Last month the FSCS announced that it was having to raise additional levies for this tax year because of the rising cost of claims against pension advisers, as well as the failures of the Dial-a-Cab credit union and Alpha Insurance.
It has now confirmed that while a significant chunk of the additional levy will be funded through “class surpluses”, it is general insurance brokers that will be hit with the largest invoices for new payments, totalling £16m. These will be sent out this month, and are payable within just 30 days of receiving the invoice.
Steve White, the chief executive officer of the British Insurance Brokers Association (BIBA), said this was the first time that an interim levy had been applied in this way, warning: “This is another example of insurance brokers picking up the costs for businesses which we have no control over.”
Mortgage brokers enjoy reduced levies for next year
The FSCS has previously announced that it expects the total levy for the industry for 2019/20 will come to £516m. It noted that this is £58m less than the £574m it would have charged in 2018/19 if the levy had covered a full 12-month period, rather than the actual nine-month period covered.

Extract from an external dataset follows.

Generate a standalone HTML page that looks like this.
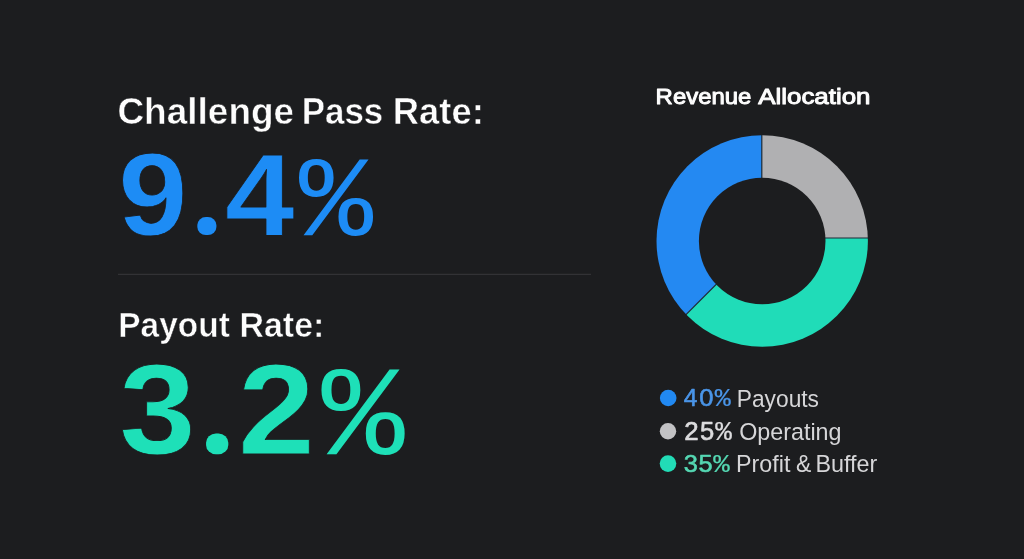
<!DOCTYPE html>
<html>
<head>
<meta charset="utf-8">
<title>Challenge Pass Rate and Revenue Allocation</title>
<style>
html,body{margin:0;padding:0;background:#1c1d1f;width:1024px;height:559px;overflow:hidden}
svg{display:block;will-change:transform}
text{font-family:"Liberation Sans",Arial,sans-serif}
</style>
</head>
<body>
<svg width="1024" height="559" viewBox="0 0 1024 559">
  <rect width="1024" height="559" fill="#1c1d1f"/>
  <text transform="translate(0,123.500) scale(1.00000,1.00000)" fill="#fdfdfd"><tspan x="117.41" y="0.00" textLength="176.75" lengthAdjust="spacingAndGlyphs" style="font-family:'Liberation Sans',sans-serif;font-weight:700;font-size:36.600px;fill:#fdfdfd;stroke:#1c1d1f;stroke-width:0.500px;stroke-linejoin:round">Challenge</tspan> <tspan x="301.68" y="0.00" textLength="81.57" lengthAdjust="spacingAndGlyphs" style="font-family:'Liberation Sans',sans-serif;font-weight:700;font-size:36.600px;fill:#fdfdfd;stroke:#1c1d1f;stroke-width:0.500px;stroke-linejoin:round">Pass</tspan> <tspan x="392.86" y="0.00" textLength="90.89" lengthAdjust="spacingAndGlyphs" style="font-family:'Liberation Sans',sans-serif;font-weight:700;font-size:36.600px;fill:#fdfdfd;stroke:#1c1d1f;stroke-width:0.500px;stroke-linejoin:round">Rate:</tspan></text>
  <text transform="translate(0,234.694) scale(1.24203,1.16328)" fill="#1d8cf5"><tspan x="95.24" y="0.00" style="font-family:'Liberation Sans',sans-serif;font-weight:700;font-size:100.17px;stroke:#1c1d1f;stroke-width:0.665px;stroke-linejoin:round">9</tspan><tspan x="165.12" y="-6.49" style="font-family:'Liberation Sans',sans-serif;font-weight:700;font-size:10.87px;stroke:#1d8cf5;stroke-width:13.81px;stroke-linejoin:round">.</tspan><tspan x="181.08" y="0.00" style="font-family:'Liberation Sans',sans-serif;font-weight:700;font-size:100.58px;stroke:#1c1d1f;stroke-width:0.665px;stroke-linejoin:round">4</tspan><tspan x="240.65" y="0.00" style="font-family:'Liberation Mono',monospace;font-weight:400;font-size:99.25px;stroke:none">%</tspan></text>
  <rect x="118" y="273.8" width="473" height="1" fill="#38383b"/>
  <text transform="translate(0,337.400) scale(1.00000,1.00000)" fill="#fdfdfd"><tspan x="118.30" y="0.00" textLength="111.49" lengthAdjust="spacingAndGlyphs" style="font-family:'Liberation Sans',sans-serif;font-weight:700;font-size:34.300px;fill:#fdfdfd;stroke:#1c1d1f;stroke-width:0.500px;stroke-linejoin:round">Payout</tspan> <tspan x="239.57" y="0.00" textLength="84.72" lengthAdjust="spacingAndGlyphs" style="font-family:'Liberation Sans',sans-serif;font-weight:700;font-size:34.300px;fill:#fdfdfd;stroke:#1c1d1f;stroke-width:0.500px;stroke-linejoin:round">Rate:</tspan></text>
  <text transform="translate(0,453.905) scale(1.37972,1.27864)" fill="#1ee0b8"><tspan x="86.50" y="0.00" style="font-family:'Liberation Sans',sans-serif;font-weight:700;font-size:99.54px;stroke:#1c1d1f;stroke-width:0.602px;stroke-linejoin:round">3</tspan><tspan x="155.88" y="-6.62" style="font-family:'Liberation Sans',sans-serif;font-weight:700;font-size:11.41px;stroke:#1ee0b8;stroke-width:14.49px;stroke-linejoin:round">.</tspan><tspan x="172.58" y="0.00" style="font-family:'Liberation Sans',sans-serif;font-weight:700;font-size:100.13px;stroke:#1c1d1f;stroke-width:0.602px;stroke-linejoin:round">2</tspan><tspan x="233.09" y="0.00" style="font-family:'Liberation Mono',monospace;font-weight:400;font-size:100.32px;stroke:none">%</tspan></text>
  <text transform="translate(0,104.200) scale(1.00000,1.00000)" fill="#fdfdfd"><tspan x="655.63" y="0.00" textLength="95.70" lengthAdjust="spacingAndGlyphs" style="font-family:'Liberation Sans',sans-serif;font-weight:400;font-size:22.700px;fill:#fdfdfd;stroke:#fdfdfd;stroke-width:1.000px;stroke-linejoin:round">Revenue</tspan> <tspan x="758.28" y="0.00" textLength="112.22" lengthAdjust="spacingAndGlyphs" style="font-family:'Liberation Sans',sans-serif;font-weight:400;font-size:22.700px;fill:#fdfdfd;stroke:#fdfdfd;stroke-width:1.000px;stroke-linejoin:round">Allocation</tspan></text>
  <defs>
    <mask id="ring">
      <circle cx="762.2" cy="241" r="105.7" fill="#fff"/>
      <circle cx="762.2" cy="241" r="63.3" fill="#000"/>
    </mask>
  </defs>
  <g mask="url(#ring)">
    <rect x="640" y="120" width="250" height="250" fill="#20dcb8"/>
    <rect x="761.8" y="120" width="130" height="118" fill="#b0b0b2"/>
    <polygon points="761.8,120 761.8,238.8 640,360.6 640,120" fill="#2489f2"/>
    <line x1="761.8" y1="120" x2="761.8" y2="239" stroke="#1f2836" stroke-width="1.2"/>
    <line x1="761.8" y1="238" x2="890" y2="238" stroke="#1f2836" stroke-width="1.2"/>
    <line x1="761.8" y1="238.8" x2="640" y2="360.6" stroke="#1f2836" stroke-width="1.2"/>
  </g>
  <circle cx="668.2" cy="398" r="8.3" fill="#2189f2"/>
  <circle cx="668" cy="431.2" r="8.2" fill="#c2c2c4"/>
  <circle cx="668" cy="463.6" r="8.3" fill="#22dcb6"/>
  <text transform="translate(0,405.930) scale(0.25570,0.24713)" fill="#4a95e8"><tspan x="2674.38" y="0.00" style="font-family:'Liberation Sans',sans-serif;font-weight:400;font-size:95.87px;stroke:#4a95e8;stroke-width:2.386px;stroke-linejoin:round">4</tspan><tspan x="2734.46" y="0.00" style="font-family:'Liberation Sans',sans-serif;font-weight:400;font-size:100.02px;stroke:#4a95e8;stroke-width:2.386px;stroke-linejoin:round">0</tspan><tspan x="2795.18" y="0.00" style="font-family:'Liberation Mono',monospace;font-weight:400;font-size:104.12px;stroke:#4a95e8;stroke-width:0.994px;stroke-linejoin:round">%</tspan> <tspan x="2881.47" y="2.71" textLength="321.55" lengthAdjust="spacingAndGlyphs" style="font-family:'Liberation Sans',sans-serif;font-weight:400;font-size:95.090px;fill:#d6d6d8;stroke:none">Payouts</tspan></text>
  <text transform="translate(0,439.658) scale(0.26372,0.25689)" fill="#dcdcde"><tspan x="2594.83" y="0.00" style="font-family:'Liberation Sans',sans-serif;font-weight:400;font-size:98.12px;stroke:#dcdcde;stroke-width:2.305px;stroke-linejoin:round">2</tspan><tspan x="2654.66" y="0.00" style="font-family:'Liberation Sans',sans-serif;font-weight:400;font-size:97.07px;stroke:#dcdcde;stroke-width:2.305px;stroke-linejoin:round">5</tspan><tspan x="2712.10" y="0.00" style="font-family:'Liberation Mono',monospace;font-weight:400;font-size:104.81px;stroke:#dcdcde;stroke-width:0.960px;stroke-linejoin:round">%</tspan> <tspan x="2802.76" y="0.55" textLength="388.30" lengthAdjust="spacingAndGlyphs" style="font-family:'Liberation Sans',sans-serif;font-weight:400;font-size:91.479px;fill:#d6d6d8;stroke:none">Operating</tspan></text>
  <text transform="translate(0,471.554) scale(0.26037,0.24174)" fill="#55d8b3"><tspan x="2626.05" y="0.00" style="font-family:'Liberation Sans',sans-serif;font-weight:400;font-size:97.57px;stroke:#55d8b3;stroke-width:2.390px;stroke-linejoin:round">3</tspan><tspan x="2683.10" y="0.00" style="font-family:'Liberation Sans',sans-serif;font-weight:400;font-size:97.23px;stroke:#55d8b3;stroke-width:2.390px;stroke-linejoin:round">5</tspan><tspan x="2739.32" y="0.00" style="font-family:'Liberation Mono',monospace;font-weight:400;font-size:105.20px;stroke:#55d8b3;stroke-width:0.996px;stroke-linejoin:round">%</tspan> <tspan x="2826.96" y="1.85" textLength="208.85" lengthAdjust="spacingAndGlyphs" style="font-family:'Liberation Sans',sans-serif;font-weight:400;font-size:97.210px;fill:#d6d6d8;stroke:none">Profit</tspan> <tspan x="3056.81" y="1.85" textLength="58.69" lengthAdjust="spacingAndGlyphs" style="font-family:'Liberation Sans',sans-serif;font-weight:400;font-size:97.210px;fill:#d6d6d8;stroke:none">&amp;</tspan> <tspan x="3131.91" y="1.85" textLength="237.47" lengthAdjust="spacingAndGlyphs" style="font-family:'Liberation Sans',sans-serif;font-weight:400;font-size:97.210px;fill:#d6d6d8;stroke:none">Buffer</tspan></text>
</svg>
</body>
</html>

Mortgage brokers will be paying just £4m towards that budget, a significant reduction from the £22m intermediaries paid in 2018/19. The Association of Mortgage Intermediaries declared this was because they would no longer be paying towards pension and investment claims, something for which it had been campaigning for some time.
Robert Sinclair, chief executive of AMI, said: “This has been a two year journey to achieve a fairer outcome for all mortgage brokers and it will have a significant impact on this year’s fees.”